Once we arrived back at the corner of our temporary home, Suresh arranged for us to go to a Pongal event with his friend Ambu. By this time, Richard and I were zombies, and begged off so we could have a nap. Ambu agreed to meet us at 1:00, and we returned to Cristal to fall into our beds for a short but much needed rest.
Our Pongul event was really a visit to Ambu’s home where we met his wife, children and sisters. His sisters lived next door, but each family lived in a one-room dwelling about the size of our kitchen, maybe even smaller. They had televisions. I notice that tv is much like tv in North America: a device to seduce the masses.
We received gifts of cloth, ice cream, Pongul rice and in return we took several photographs, hoping to have them printed for these generous people. I felt strange at first. These people work hard, and have simple homes. Yet, they really do enjoy sharing time and stories with foreigners. Still, when Ambu drove us back to Cristal, we gratefully fell once again into bed. It was 5:30. We woke the next morning at 6:00 am.
I recall the noise level rising at some point in the night: televisions blaring, people shouting, singing. None of it mattered. I slept until I had to get up to pee. This is a feat for one used to sitting on stable porcelain rather than squatting with stiff knees. Out of the corner of my eye, I spy a strange, black thing on the bathroom floor that turns out to be a cockroach. It’s about 2 inches long, and lies on its back, legs moving slowly. Apparently, half drowned by the continuously running faucet, it is too water-logged to flip over and scuttle away. I crawl back into bed. The cockroach is still in the bathroom in the morning, but a shower sends it down the drain.
One thing about the city shops in Chennai: they have lots of staff. Whenever you enter a shop, one sales person leads you around to see everything they have. They make such an effort that I suppose lots of shoppers buy out of a sense of obligation. Even when you directly tell them you are not interested in jewelry, they are curious to know why. But this is a sales skill I know to well. Answer them, and the they will always have a suggestion that will meet your need.
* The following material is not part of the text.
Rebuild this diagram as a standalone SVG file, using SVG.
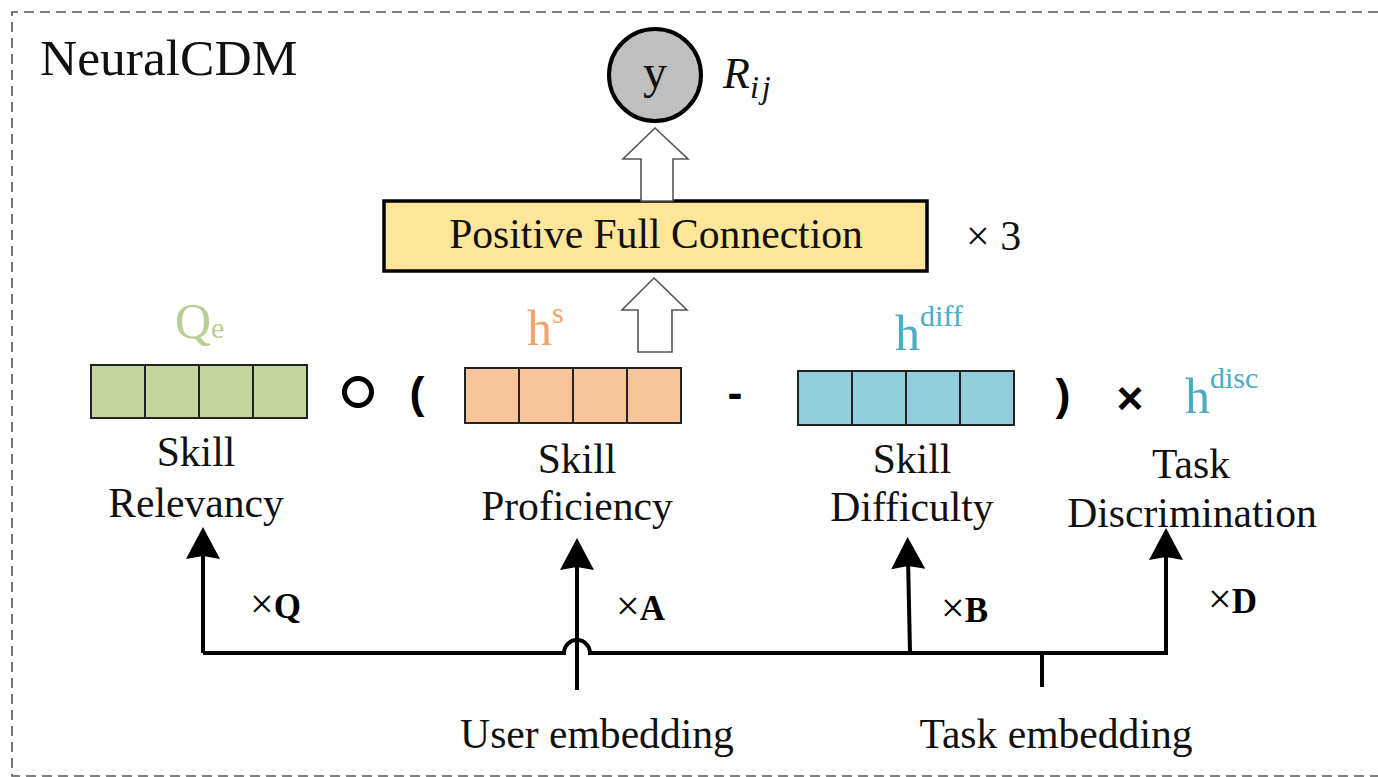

Problem is, I don’t need anything but lodgings, food and water. I have bought a few small gifts for our house/cat sitters but that is all I want. Still, shopping in India is fraught with eager sales people, bartering and finding the right shops. One store sells the same as the next, but the prices can be very different. For example, anywhere in or around Auroville, the prices are much higher than stores out of the tourist areas. But the problem with shopping in non-tourist areas is that many of the shops have poor quality items, especially clothing.
Still, the shirts I brought to India, although light by my standards, are actually too warm here in the south. I can’t imagine how hot it gets in the summer, but now it is like being in Ontario in the summer: hot and humid. I have kept an eye open for a shirt and pants made in very light-weight fabric: so far, the prices are too high. The shirts I have I bought from the Sally Ann, and so I don’t care how stained and torn they get. And that is the key: bring clothing that you can afford to damage or lose. Buy clothing according to your need. For quality and long-lasting items, expect to pay more. Don’t care if it lasts? Then spend the $5 on that bright red shirt with the elephants, but don’t wash it with clothing of other colours. Nothing is colour-fast here.
Unlike in the west, you will be served. Don’t get annoyed if they don’t listen to your “no thank you”. I found the best way to deal with such persistence is just to walk away. And haggling is fun. Prices are always higher for westerners, so I don’t feel bad knocking the price down several notches.